# Collected material start

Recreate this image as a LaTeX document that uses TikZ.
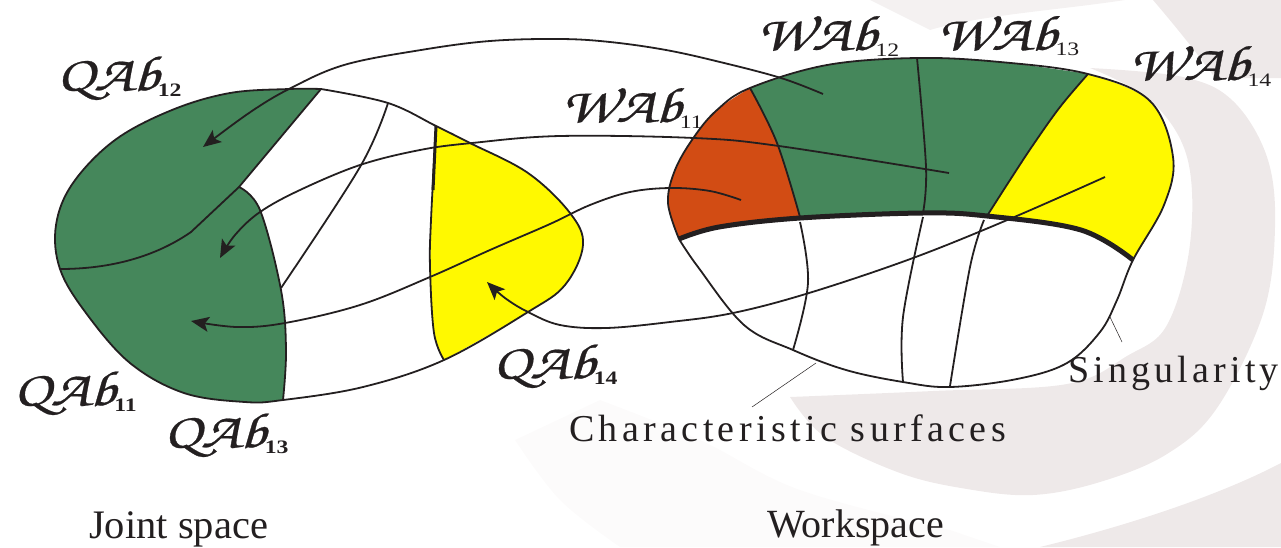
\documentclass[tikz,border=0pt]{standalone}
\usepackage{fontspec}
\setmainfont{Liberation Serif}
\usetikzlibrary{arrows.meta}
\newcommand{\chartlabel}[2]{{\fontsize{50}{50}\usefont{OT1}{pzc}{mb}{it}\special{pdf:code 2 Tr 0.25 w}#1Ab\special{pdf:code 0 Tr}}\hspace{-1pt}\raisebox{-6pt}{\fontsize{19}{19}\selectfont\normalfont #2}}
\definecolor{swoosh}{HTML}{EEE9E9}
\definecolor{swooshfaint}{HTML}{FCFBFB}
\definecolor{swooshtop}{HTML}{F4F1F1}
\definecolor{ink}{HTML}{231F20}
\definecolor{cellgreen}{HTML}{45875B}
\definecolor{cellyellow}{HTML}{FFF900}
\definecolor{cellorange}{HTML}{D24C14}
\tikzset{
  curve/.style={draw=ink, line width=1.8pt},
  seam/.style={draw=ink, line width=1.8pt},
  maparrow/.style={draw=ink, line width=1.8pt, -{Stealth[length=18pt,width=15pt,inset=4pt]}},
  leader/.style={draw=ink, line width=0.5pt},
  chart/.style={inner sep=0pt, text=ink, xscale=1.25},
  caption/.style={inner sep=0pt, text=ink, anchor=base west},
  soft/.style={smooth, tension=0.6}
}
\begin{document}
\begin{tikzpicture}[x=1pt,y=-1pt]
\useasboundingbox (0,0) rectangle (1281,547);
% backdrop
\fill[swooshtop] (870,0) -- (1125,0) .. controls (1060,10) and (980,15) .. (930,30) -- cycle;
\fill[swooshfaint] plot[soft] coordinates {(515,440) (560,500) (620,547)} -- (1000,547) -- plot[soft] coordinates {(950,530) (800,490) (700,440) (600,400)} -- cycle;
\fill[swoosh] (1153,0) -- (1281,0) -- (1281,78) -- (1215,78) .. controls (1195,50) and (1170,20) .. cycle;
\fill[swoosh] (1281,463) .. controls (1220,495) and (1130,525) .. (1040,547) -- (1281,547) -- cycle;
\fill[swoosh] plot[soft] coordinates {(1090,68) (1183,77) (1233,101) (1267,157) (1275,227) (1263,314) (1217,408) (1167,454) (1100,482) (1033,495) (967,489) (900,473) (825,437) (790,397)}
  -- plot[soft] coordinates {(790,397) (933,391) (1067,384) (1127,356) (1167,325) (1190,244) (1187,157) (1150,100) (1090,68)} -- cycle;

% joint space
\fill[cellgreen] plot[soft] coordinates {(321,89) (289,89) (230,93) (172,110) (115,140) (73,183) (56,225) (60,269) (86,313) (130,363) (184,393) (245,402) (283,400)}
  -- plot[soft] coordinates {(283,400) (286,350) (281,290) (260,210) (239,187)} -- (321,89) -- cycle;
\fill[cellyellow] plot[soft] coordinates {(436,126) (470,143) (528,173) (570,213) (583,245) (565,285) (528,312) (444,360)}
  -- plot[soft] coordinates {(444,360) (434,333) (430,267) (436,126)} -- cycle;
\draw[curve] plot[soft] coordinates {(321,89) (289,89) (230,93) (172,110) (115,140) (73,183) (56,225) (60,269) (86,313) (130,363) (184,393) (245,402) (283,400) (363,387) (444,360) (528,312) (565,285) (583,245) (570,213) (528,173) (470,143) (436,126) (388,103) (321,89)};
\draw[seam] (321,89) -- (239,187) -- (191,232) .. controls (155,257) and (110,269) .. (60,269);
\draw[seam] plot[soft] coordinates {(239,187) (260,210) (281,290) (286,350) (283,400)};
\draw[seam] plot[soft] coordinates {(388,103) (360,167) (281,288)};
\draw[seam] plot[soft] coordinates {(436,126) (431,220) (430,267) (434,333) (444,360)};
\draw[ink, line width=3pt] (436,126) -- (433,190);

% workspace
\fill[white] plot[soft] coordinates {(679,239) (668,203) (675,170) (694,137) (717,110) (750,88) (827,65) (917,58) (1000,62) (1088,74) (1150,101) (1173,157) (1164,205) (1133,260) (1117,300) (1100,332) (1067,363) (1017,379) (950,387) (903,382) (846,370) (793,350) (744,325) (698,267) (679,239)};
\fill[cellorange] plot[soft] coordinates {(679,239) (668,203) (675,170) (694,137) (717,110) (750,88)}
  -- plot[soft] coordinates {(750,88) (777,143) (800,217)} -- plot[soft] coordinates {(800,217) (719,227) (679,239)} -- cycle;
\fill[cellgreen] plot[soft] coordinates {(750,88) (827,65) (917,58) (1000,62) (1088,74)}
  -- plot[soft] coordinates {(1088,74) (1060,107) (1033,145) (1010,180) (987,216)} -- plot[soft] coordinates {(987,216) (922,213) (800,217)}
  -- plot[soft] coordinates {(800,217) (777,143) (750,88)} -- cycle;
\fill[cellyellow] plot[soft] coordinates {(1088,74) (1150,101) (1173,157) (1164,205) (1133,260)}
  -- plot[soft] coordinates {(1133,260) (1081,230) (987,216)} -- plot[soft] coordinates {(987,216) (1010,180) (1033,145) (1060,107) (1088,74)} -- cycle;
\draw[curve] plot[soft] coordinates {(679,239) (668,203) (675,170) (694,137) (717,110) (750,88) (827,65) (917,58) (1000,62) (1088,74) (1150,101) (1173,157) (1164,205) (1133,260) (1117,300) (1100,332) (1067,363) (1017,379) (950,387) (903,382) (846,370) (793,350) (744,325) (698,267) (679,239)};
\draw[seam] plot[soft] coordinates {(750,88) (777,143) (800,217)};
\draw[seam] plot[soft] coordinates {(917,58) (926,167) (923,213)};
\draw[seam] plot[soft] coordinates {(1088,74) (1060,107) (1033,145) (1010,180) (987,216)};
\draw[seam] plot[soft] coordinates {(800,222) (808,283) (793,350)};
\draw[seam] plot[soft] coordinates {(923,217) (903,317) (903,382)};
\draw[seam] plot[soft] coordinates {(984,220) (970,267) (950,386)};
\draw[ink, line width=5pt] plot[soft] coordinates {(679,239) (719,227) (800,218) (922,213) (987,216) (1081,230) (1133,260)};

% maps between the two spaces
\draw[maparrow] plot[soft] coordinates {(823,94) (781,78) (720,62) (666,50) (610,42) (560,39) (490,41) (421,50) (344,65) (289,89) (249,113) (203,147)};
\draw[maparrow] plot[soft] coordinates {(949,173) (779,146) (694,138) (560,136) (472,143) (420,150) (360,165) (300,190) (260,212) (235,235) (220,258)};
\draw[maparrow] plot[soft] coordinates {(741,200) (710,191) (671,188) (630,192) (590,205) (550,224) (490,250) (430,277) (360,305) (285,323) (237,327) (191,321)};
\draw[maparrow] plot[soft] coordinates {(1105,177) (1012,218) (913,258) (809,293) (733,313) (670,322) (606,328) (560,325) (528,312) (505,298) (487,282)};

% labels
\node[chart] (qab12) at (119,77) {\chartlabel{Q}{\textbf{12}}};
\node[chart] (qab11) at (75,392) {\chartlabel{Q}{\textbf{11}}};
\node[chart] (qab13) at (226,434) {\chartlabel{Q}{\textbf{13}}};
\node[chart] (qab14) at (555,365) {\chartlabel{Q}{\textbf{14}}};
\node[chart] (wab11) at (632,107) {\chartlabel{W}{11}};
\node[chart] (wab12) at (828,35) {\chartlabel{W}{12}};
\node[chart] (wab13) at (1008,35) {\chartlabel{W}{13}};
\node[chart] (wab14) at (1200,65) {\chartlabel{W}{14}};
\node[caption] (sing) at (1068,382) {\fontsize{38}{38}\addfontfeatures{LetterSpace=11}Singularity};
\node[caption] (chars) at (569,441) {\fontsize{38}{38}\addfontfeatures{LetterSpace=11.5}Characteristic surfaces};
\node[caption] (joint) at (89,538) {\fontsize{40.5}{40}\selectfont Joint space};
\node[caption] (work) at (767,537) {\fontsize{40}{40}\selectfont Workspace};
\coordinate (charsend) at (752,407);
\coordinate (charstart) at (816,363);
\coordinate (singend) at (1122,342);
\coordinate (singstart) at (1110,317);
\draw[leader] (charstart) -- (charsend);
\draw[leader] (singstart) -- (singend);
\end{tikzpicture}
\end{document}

# Collected material end

Set task: Go from the first line of the listing to the line holding "(933,391) (1067,384) (1127,356)" and, please, transcribe those lines exactly, both included, with no pictures.

Reply to the exercise:
Recreate this image as a LaTeX document that uses TikZ.
\documentclass[tikz,border=0pt]{standalone}
\usepackage{fontspec}
\setmainfont{Liberation Serif}
\usetikzlibrary{arrows.meta}
\newcommand{\chartlabel}[2]{{\fontsize{50}{50}\usefont{OT1}{pzc}{mb}{it}\special{pdf:code 2 Tr 0.25 w}#1Ab\special{pdf:code 0 Tr}}\hspace{-1pt}\raisebox{-6pt}{\fontsize{19}{19}\selectfont\normalfont #2}}
\definecolor{swoosh}{HTML}{EEE9E9}
\definecolor{swooshfaint}{HTML}{FCFBFB}
\definecolor{swooshtop}{HTML}{F4F1F1}
\definecolor{ink}{HTML}{231F20}
\definecolor{cellgreen}{HTML}{45875B}
\definecolor{cellyellow}{HTML}{FFF900}
\definecolor{cellorange}{HTML}{D24C14}
\tikzset{
  curve/.style={draw=ink, line width=1.8pt},
  seam/.style={draw=ink, line width=1.8pt},
  maparrow/.style={draw=ink, line width=1.8pt, -{Stealth[length=18pt,width=15pt,inset=4pt]}},
  leader/.style={draw=ink, line width=0.5pt},
  chart/.style={inner sep=0pt, text=ink, xscale=1.25},
  caption/.style={inner sep=0pt, text=ink, anchor=base west},
  soft/.style={smooth, tension=0.6}
}
\begin{document}
\begin{tikzpicture}[x=1pt,y=-1pt]
\useasboundingbox (0,0) rectangle (1281,547);
% backdrop
\fill[swooshtop] (870,0) -- (1125,0) .. controls (1060,10) and (980,15) .. (930,30) -- cycle;
\fill[swooshfaint] plot[soft] coordinates {(515,440) (560,500) (620,547)} -- (1000,547) -- plot[soft] coordinates {(950,530) (800,490) (700,440) (600,400)} -- cycle;
\fill[swoosh] (1153,0) -- (1281,0) -- (1281,78) -- (1215,78) .. controls (1195,50) and (1170,20) .. cycle;
\fill[swoosh] (1281,463) .. controls (1220,495) and (1130,525) .. (1040,547) -- (1281,547) -- cycle;
\fill[swoosh] plot[soft] coordinates {(1090,68) (1183,77) (1233,101) (1267,157) (1275,227) (1263,314) (1217,408) (1167,454) (1100,482) (1033,495) (967,489) (900,473) (825,437) (790,397)}
  -- plot[soft] coordinates {(790,397) (933,391) (1067,384) (1127,356) (1167,325) (1190,244) (1187,157) (1150,100) (1090,68)} -- cycle;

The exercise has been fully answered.